Task goal>
Omit the images, then print each record below exactly as it reads.

Recorded data>
++++

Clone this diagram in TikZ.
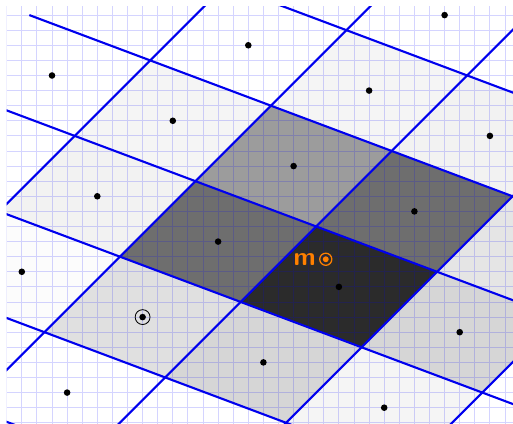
\documentclass[tikz,border=0pt]{standalone}
\usetikzlibrary{positioning, calc}
\definecolor{latticeblue}{HTML}{0000EE}
\definecolor{gridblue}{HTML}{0000FF}
\definecolor{markorange}{HTML}{FF8000}

\begin{document}
\begin{tikzpicture}[x=0.5cm, y=0.5cm]

\tikzset{
  latline/.style={draw=latticeblue, line width=2pt},
  finegrid/.style={draw=gridblue, opacity=0.17, line width=0.8pt, step=0.5cm},
  centredot/.style={circle, fill=black, inner sep=0pt, minimum size=6.2pt},
  markring/.style={circle, draw=markorange, line width=1.2pt, inner sep=0pt,
    minimum size=11.4pt},
  marklabel/.style={text=markorange, inner sep=1pt,
    font=\fontsize{24}{24}\selectfont\sffamily\bfseries},
}

\useasboundingbox (-0.444,-0.08) rectangle (33.53,28.0);
\fill[white] (-0.444,-0.08) rectangle (33.53,28.0);

\begin{scope}
\clip (0,-0.08) rectangle (33.53,27.56);
% ---- shaded cells: i/j lattice index, grey level ----
\foreach \i/\j/\tone in {1/-1/83, 0/-1/57, 1/0/57, 0/0/39, 1/-2/16, 2/-1/16,
    0/-2/12, 2/0/10, -1/-1/5, 1/1/5, -1/0/4, 0/1/4, 2/-2/4, -1/-2/1}{
  \pgfmathsetmacro\cx{12.5+8*\i+5*\j}
  \pgfmathsetmacro\cy{16-3*\i+5*\j}
  \fill[black!\tone] (\cx,\cy) -- ++(8,-3) -- ++(5,5) -- ++(-8,3) -- cycle;
}
% ---- fine grid ----
\draw[finegrid] (0,-1) grid (34,28);
% ---- lattice lines ----
\foreach \j in {-3,...,2}{
  \draw[latline] ({-3.5+5*\j},{22+5*\j}) -- ++(56,-21);
}
\foreach \i in {-1,...,3}{
  \draw[latline] ({-7.5+8*\i},{-4-3*\i}) -- ++(40,40);
}
\end{scope}

% ---- cell centres ----
\foreach \x/\y [count=\n] in {29/27, 16/25, 3/23, 24/22, 11/20, 32/19, 19/17,
    6/15, 27/14, 14/12, 1/10, 22/9, 9/7, 30/6, 17/4, 4/2, 25/1}{
  \node[centredot] (c\n) at (\x,\y) {};
}
\draw[line width=0.8pt] (c13) circle (7pt);

% ---- received point m ----
\node[markring] (mring) at (21.13,10.83) {};
\fill[markorange] (mring.center) circle (2.8pt);
\node[marklabel, left=2pt of mring] (mlabel) {m};

\end{tikzpicture}
\end{document}
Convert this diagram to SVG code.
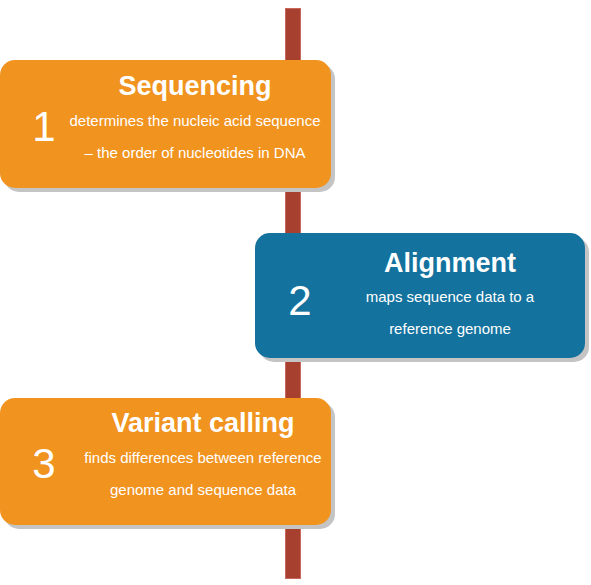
<svg xmlns="http://www.w3.org/2000/svg" width="591" height="585" viewBox="0 0 591 585">
<defs>
<style>
.shadow{fill:#c4c4c4}
.orange{fill:#f0931f}
.blue{fill:#13729e}
.title{font-family:"Liberation Sans",Arial,sans-serif;font-weight:bold;font-size:27px;fill:#fff;text-anchor:middle}
.num{font-family:"Liberation Sans",Arial,sans-serif;font-size:42px;fill:#fff;text-anchor:middle}
.desc{font-family:"Liberation Sans",Arial,sans-serif;font-size:15px;fill:#fff;text-anchor:middle}
</style>
</defs>
<rect width="591" height="585" fill="#fff"/>
<g id="connectors">
<rect x="285.5" y="8.5" width="15" height="570" fill="#a8402f" stroke="#c8675a" stroke-width="1"/>
</g>
<g id="node1">
<rect class="shadow" x="4" y="64" width="331" height="128" rx="15"/>
<rect class="orange" x="0" y="60" width="331" height="128" rx="15"/>
<text class="title" x="195" y="95">Sequencing</text>
<text class="num" x="44" y="141">1</text>
<text class="desc" x="195" y="126">determines the nucleic acid sequence</text>
<text class="desc" x="195" y="158">– the order of nucleotides in DNA</text>
</g>
<g id="node2">
<rect class="shadow" x="259" y="237" width="330" height="125" rx="15"/>
<rect class="blue" x="255" y="233" width="330" height="125" rx="15"/>
<text class="title" x="450" y="272">Alignment</text>
<text class="num" x="300" y="315">2</text>
<text class="desc" x="450" y="302">maps sequence data to a</text>
<text class="desc" x="450" y="334">reference genome</text>
</g>
<g id="node3">
<rect class="shadow" x="4" y="402" width="331" height="127" rx="15"/>
<rect class="orange" x="0" y="398" width="331" height="127" rx="15"/>
<text class="title" x="203" y="432">Variant calling</text>
<text class="num" x="44" y="478">3</text>
<text class="desc" x="203" y="463">finds differences between reference</text>
<text class="desc" x="203" y="495">genome and sequence data</text>
</g>
</svg>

++++

Exercise response>
Clone this diagram in TikZ.
\documentclass[tikz,border=0pt]{standalone}
\usetikzlibrary{positioning, calc}
\definecolor{latticeblue}{HTML}{0000EE}
\definecolor{gridblue}{HTML}{0000FF}
\definecolor{markorange}{HTML}{FF8000}

\begin{document}
\begin{tikzpicture}[x=0.5cm, y=0.5cm]

\tikzset{
  latline/.style={draw=latticeblue, line width=2pt},
  finegrid/.style={draw=gridblue, opacity=0.17, line width=0.8pt, step=0.5cm},
  centredot/.style={circle, fill=black, inner sep=0pt, minimum size=6.2pt},
  markring/.style={circle, draw=markorange, line width=1.2pt, inner sep=0pt,
    minimum size=11.4pt},
  marklabel/.style={text=markorange, inner sep=1pt,
    font=\fontsize{24}{24}\selectfont\sffamily\bfseries},
}

\useasboundingbox (-0.444,-0.08) rectangle (33.53,28.0);
\fill[white] (-0.444,-0.08) rectangle (33.53,28.0);

\begin{scope}
\clip (0,-0.08) rectangle (33.53,27.56);
% ---- shaded cells: i/j lattice index, grey level ----
\foreach \i/\j/\tone in {1/-1/83, 0/-1/57, 1/0/57, 0/0/39, 1/-2/16, 2/-1/16,
    0/-2/12, 2/0/10, -1/-1/5, 1/1/5, -1/0/4, 0/1/4, 2/-2/4, -1/-2/1}{
  \pgfmathsetmacro\cx{12.5+8*\i+5*\j}
  \pgfmathsetmacro\cy{16-3*\i+5*\j}
  \fill[black!\tone] (\cx,\cy) -- ++(8,-3) -- ++(5,5) -- ++(-8,3) -- cycle;
}
% ---- fine grid ----
\draw[finegrid] (0,-1) grid (34,28);
% ---- lattice lines ----
\foreach \j in {-3,...,2}{
  \draw[latline] ({-3.5+5*\j},{22+5*\j}) -- ++(56,-21);
}
\foreach \i in {-1,...,3}{
  \draw[latline] ({-7.5+8*\i},{-4-3*\i}) -- ++(40,40);
}
\end{scope}

% ---- cell centres ----
\foreach \x/\y [count=\n] in {29/27, 16/25, 3/23, 24/22, 11/20, 32/19, 19/17,
    6/15, 27/14, 14/12, 1/10, 22/9, 9/7, 30/6, 17/4, 4/2, 25/1}{
  \node[centredot] (c\n) at (\x,\y) {};
}
\draw[line width=0.8pt] (c13) circle (7pt);

% ---- received point m ----
\node[markring] (mring) at (21.13,10.83) {};
\fill[markorange] (mring.center) circle (2.8pt);
\node[marklabel, left=2pt of mring] (mlabel) {m};

\end{tikzpicture}
\end{document}
Convert this diagram to SVG code.
<svg xmlns="http://www.w3.org/2000/svg" width="591" height="585" viewBox="0 0 591 585">
<defs>
<style>
.shadow{fill:#c4c4c4}
.orange{fill:#f0931f}
.blue{fill:#13729e}
.title{font-family:"Liberation Sans",Arial,sans-serif;font-weight:bold;font-size:27px;fill:#fff;text-anchor:middle}
.num{font-family:"Liberation Sans",Arial,sans-serif;font-size:42px;fill:#fff;text-anchor:middle}
.desc{font-family:"Liberation Sans",Arial,sans-serif;font-size:15px;fill:#fff;text-anchor:middle}
</style>
</defs>
<rect width="591" height="585" fill="#fff"/>
<g id="connectors">
<rect x="285.5" y="8.5" width="15" height="570" fill="#a8402f" stroke="#c8675a" stroke-width="1"/>
</g>
<g id="node1">
<rect class="shadow" x="4" y="64" width="331" height="128" rx="15"/>
<rect class="orange" x="0" y="60" width="331" height="128" rx="15"/>
<text class="title" x="195" y="95">Sequencing</text>
<text class="num" x="44" y="141">1</text>
<text class="desc" x="195" y="126">determines the nucleic acid sequence</text>
<text class="desc" x="195" y="158">– the order of nucleotides in DNA</text>
</g>
<g id="node2">
<rect class="shadow" x="259" y="237" width="330" height="125" rx="15"/>
<rect class="blue" x="255" y="233" width="330" height="125" rx="15"/>
<text class="title" x="450" y="272">Alignment</text>
<text class="num" x="300" y="315">2</text>
<text class="desc" x="450" y="302">maps sequence data to a</text>
<text class="desc" x="450" y="334">reference genome</text>
</g>
<g id="node3">
<rect class="shadow" x="4" y="402" width="331" height="127" rx="15"/>
<rect class="orange" x="0" y="398" width="331" height="127" rx="15"/>
<text class="title" x="203" y="432">Variant calling</text>
<text class="num" x="44" y="478">3</text>
<text class="desc" x="203" y="463">finds differences between reference</text>
<text class="desc" x="203" y="495">genome and sequence data</text>
</g>
</svg>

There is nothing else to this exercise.